▶ [EXERCISE PROMPT]: Tally how many lines hold the string "diagram". Your reply should be that number alone.

Entries with chart source code
####

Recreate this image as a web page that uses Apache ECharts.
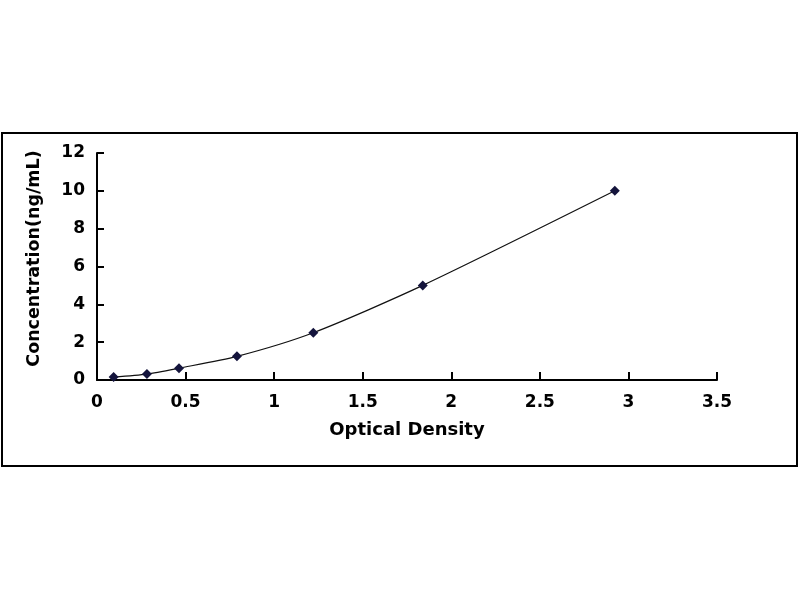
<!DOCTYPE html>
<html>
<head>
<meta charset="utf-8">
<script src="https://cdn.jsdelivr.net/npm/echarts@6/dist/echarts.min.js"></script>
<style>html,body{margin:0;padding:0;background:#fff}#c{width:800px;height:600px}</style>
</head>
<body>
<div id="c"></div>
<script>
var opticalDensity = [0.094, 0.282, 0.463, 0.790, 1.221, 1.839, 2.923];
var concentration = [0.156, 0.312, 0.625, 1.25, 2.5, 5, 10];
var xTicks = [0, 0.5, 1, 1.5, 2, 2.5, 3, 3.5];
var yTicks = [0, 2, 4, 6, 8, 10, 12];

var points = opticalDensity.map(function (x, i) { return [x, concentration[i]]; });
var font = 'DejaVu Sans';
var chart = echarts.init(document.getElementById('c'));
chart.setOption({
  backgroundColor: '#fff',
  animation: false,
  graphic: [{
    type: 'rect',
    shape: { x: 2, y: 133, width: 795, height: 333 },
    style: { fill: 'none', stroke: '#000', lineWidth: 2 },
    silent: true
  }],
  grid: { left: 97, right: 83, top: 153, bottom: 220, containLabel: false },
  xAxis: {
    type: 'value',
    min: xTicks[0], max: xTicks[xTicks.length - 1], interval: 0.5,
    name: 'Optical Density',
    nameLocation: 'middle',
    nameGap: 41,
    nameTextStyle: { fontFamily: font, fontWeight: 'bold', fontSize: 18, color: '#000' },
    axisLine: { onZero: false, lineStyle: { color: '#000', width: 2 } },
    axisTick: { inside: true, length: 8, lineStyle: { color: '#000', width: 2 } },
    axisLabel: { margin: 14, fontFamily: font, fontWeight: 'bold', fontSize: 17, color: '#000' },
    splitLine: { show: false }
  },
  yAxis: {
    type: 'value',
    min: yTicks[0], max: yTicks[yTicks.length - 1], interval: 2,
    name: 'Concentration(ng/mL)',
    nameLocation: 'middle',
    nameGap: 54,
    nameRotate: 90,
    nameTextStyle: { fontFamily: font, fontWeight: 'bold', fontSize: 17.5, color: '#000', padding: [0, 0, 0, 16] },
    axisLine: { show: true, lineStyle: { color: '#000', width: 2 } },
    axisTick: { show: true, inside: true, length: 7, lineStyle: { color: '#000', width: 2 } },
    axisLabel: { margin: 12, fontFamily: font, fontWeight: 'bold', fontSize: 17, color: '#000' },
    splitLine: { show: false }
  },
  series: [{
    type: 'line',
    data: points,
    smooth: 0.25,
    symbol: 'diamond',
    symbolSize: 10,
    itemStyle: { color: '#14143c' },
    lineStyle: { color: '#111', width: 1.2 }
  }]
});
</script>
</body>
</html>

####

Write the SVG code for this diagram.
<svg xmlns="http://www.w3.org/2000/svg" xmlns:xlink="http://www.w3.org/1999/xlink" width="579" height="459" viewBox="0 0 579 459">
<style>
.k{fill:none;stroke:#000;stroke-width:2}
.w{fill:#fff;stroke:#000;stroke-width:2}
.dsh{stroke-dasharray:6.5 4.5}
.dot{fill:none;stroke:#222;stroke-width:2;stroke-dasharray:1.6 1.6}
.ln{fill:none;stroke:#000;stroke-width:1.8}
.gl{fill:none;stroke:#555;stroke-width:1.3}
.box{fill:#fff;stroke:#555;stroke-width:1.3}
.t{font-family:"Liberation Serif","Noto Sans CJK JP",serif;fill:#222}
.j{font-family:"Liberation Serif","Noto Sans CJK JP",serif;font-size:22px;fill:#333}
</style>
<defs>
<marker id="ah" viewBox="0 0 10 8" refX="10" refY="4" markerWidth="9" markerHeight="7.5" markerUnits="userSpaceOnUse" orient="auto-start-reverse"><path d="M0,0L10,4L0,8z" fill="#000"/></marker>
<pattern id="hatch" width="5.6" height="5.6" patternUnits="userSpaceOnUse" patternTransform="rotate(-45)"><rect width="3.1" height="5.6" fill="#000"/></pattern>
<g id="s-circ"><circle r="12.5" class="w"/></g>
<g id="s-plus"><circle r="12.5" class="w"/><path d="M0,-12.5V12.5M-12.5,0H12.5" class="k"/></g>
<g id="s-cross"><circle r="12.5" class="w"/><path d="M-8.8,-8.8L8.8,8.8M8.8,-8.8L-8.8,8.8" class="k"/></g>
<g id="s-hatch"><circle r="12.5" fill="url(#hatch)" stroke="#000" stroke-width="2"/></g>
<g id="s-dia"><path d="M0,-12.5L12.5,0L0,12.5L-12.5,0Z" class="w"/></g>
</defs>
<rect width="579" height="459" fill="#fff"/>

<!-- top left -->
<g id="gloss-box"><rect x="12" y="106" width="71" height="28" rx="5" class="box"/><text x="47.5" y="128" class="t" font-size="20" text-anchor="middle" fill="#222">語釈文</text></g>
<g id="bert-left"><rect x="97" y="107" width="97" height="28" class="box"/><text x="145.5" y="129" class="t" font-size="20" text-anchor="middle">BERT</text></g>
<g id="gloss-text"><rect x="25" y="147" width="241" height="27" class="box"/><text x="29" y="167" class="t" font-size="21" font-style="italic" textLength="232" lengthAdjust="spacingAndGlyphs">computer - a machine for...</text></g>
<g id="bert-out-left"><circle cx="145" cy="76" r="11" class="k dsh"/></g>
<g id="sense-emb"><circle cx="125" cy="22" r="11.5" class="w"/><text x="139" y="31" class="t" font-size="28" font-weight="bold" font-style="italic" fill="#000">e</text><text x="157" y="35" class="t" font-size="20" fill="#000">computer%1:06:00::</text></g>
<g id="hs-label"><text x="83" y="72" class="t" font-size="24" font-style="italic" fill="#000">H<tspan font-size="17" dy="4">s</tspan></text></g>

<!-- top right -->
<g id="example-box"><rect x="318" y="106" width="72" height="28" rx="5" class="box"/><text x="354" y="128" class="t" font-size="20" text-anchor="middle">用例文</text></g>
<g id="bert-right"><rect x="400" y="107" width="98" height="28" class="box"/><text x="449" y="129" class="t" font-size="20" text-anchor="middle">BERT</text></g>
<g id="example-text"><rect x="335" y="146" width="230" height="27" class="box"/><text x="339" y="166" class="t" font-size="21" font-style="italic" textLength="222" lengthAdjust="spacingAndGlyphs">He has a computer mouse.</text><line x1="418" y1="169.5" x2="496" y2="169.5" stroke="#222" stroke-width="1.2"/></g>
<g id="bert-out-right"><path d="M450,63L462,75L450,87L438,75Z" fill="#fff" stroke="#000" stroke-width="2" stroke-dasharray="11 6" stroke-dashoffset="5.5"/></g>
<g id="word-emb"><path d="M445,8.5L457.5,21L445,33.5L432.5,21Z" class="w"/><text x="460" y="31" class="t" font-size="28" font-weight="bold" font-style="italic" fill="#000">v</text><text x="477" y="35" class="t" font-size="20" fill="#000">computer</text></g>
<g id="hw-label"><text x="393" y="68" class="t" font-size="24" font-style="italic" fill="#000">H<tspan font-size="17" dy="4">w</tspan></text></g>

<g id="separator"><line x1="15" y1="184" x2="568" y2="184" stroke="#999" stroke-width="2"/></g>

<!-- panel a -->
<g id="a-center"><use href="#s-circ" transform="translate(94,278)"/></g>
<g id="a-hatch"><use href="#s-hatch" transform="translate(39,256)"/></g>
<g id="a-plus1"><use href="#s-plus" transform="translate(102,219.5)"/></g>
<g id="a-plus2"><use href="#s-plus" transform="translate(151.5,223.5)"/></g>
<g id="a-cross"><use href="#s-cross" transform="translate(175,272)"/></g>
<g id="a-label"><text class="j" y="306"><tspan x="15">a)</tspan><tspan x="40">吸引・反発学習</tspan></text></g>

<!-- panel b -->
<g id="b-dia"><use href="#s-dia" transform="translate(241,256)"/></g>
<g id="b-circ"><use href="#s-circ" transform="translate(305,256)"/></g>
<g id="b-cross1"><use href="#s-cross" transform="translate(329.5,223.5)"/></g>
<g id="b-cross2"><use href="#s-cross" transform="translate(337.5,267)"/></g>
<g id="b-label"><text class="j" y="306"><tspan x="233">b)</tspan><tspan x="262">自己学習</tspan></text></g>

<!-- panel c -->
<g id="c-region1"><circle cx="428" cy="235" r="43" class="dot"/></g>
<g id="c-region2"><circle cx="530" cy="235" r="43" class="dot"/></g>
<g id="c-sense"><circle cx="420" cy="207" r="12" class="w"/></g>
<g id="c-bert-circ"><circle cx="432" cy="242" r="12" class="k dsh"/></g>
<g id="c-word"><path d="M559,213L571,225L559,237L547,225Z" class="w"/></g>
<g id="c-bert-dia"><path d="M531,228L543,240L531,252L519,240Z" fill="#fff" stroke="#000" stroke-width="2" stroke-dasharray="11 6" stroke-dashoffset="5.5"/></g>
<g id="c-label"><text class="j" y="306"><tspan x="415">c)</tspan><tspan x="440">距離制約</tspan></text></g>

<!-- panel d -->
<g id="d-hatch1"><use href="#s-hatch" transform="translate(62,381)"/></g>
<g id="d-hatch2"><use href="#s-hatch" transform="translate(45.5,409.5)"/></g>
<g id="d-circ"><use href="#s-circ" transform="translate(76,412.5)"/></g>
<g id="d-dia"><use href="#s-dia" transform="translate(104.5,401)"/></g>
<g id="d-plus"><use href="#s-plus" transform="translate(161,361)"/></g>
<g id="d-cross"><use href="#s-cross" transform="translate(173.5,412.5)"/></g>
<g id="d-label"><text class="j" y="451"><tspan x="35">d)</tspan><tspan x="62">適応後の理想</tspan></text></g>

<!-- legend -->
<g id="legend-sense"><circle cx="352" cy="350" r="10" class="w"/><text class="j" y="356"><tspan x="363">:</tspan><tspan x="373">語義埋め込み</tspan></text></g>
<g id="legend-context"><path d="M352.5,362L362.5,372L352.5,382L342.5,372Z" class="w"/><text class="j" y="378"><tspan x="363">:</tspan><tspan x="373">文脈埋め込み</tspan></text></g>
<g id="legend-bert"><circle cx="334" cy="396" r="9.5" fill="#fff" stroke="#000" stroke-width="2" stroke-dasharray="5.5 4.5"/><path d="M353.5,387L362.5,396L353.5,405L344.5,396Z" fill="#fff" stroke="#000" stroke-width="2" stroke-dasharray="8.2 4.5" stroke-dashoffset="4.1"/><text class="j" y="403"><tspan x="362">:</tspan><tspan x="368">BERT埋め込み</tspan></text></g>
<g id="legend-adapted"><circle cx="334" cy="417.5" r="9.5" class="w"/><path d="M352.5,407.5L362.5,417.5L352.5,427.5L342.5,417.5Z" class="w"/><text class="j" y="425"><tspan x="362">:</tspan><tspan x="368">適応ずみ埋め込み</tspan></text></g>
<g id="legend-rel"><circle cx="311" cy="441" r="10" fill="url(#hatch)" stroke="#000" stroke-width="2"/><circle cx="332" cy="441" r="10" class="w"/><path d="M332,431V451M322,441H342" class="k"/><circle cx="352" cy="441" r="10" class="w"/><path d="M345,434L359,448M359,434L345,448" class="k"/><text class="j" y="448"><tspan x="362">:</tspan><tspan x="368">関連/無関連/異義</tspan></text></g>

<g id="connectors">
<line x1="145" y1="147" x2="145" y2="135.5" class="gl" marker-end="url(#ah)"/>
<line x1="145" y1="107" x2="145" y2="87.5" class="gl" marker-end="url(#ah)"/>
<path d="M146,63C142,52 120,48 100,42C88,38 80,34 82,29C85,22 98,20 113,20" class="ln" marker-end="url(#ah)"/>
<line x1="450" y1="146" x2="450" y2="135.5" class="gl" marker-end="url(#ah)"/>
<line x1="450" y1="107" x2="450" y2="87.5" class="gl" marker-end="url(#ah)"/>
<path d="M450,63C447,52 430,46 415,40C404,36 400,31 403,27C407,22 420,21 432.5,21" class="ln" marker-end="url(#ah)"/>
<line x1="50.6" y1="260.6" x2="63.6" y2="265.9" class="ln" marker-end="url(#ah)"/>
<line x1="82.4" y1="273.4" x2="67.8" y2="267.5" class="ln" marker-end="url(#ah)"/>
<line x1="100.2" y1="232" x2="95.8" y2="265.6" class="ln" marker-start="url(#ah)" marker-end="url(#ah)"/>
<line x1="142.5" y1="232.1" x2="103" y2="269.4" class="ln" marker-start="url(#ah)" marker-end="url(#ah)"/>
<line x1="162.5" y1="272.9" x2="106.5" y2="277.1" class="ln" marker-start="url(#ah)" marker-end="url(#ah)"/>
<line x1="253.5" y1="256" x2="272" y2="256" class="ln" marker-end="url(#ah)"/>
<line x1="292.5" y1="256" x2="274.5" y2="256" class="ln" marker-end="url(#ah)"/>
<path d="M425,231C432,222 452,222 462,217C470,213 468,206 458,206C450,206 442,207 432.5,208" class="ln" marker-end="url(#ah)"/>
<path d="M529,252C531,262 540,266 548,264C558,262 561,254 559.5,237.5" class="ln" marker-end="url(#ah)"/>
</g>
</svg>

####

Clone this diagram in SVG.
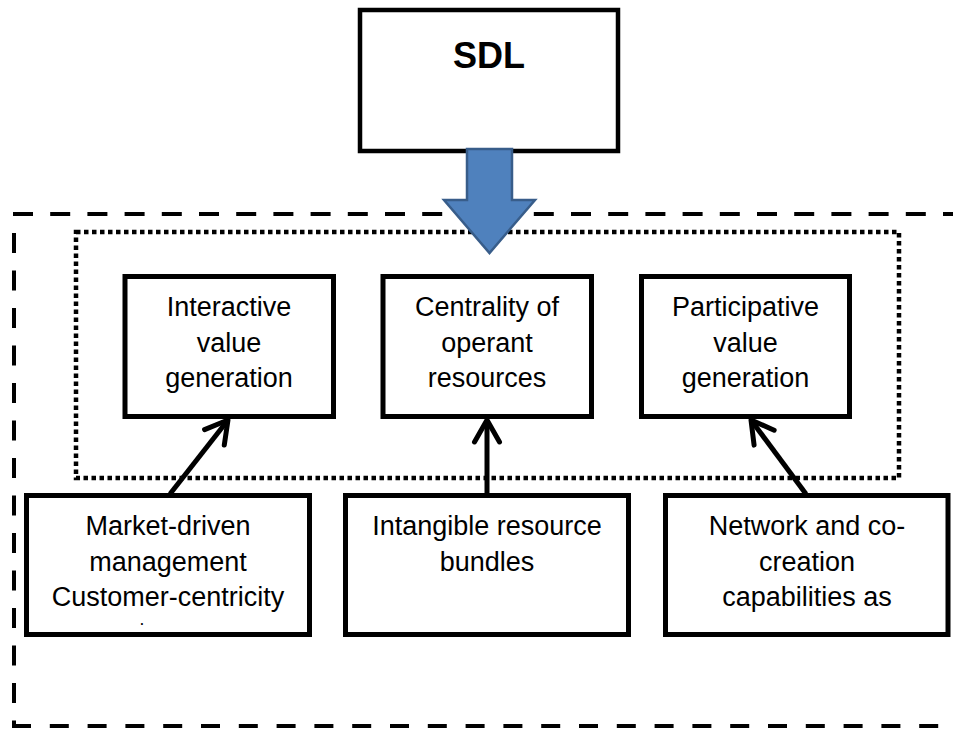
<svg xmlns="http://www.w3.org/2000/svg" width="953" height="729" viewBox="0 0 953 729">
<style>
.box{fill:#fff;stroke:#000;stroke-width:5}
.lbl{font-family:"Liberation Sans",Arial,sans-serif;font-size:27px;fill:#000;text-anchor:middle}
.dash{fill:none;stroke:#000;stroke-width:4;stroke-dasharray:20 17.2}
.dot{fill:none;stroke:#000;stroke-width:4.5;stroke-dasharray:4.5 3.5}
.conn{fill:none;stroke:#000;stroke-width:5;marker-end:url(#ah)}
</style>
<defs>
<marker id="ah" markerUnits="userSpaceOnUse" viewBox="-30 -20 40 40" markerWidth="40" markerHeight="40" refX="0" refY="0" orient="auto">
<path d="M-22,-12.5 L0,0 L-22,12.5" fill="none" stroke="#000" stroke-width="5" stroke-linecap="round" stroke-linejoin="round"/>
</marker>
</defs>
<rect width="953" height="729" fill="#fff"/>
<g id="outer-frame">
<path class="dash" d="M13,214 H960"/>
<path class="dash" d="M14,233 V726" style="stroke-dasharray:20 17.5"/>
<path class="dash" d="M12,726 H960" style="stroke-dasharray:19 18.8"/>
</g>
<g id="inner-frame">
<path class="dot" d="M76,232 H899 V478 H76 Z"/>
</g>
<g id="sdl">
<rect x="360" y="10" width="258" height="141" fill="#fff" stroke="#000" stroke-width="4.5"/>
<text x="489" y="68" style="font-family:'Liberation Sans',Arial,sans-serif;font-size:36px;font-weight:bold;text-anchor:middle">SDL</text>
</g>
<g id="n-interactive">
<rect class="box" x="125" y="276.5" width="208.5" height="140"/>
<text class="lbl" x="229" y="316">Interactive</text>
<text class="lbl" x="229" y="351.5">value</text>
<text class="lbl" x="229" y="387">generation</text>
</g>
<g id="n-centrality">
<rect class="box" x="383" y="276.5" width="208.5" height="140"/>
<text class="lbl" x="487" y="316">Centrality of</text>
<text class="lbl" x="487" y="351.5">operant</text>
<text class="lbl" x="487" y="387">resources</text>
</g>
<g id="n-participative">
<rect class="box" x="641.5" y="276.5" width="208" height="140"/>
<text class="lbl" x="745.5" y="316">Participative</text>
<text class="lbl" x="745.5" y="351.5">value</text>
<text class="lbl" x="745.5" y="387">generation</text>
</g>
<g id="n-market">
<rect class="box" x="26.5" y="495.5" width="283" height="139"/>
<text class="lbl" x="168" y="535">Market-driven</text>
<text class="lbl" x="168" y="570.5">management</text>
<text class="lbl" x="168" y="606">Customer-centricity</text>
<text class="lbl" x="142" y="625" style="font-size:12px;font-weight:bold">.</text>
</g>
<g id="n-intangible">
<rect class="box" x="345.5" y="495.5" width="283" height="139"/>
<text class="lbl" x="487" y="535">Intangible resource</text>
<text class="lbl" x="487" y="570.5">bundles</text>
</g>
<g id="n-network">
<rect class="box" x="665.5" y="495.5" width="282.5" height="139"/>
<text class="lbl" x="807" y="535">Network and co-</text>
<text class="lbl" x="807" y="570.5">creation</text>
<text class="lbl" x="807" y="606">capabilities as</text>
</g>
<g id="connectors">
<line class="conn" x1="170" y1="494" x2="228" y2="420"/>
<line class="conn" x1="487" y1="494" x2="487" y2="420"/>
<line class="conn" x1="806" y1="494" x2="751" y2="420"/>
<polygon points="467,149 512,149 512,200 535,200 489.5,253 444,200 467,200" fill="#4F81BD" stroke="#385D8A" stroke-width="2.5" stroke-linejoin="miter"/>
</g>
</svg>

####

▶ [RESULT]: 2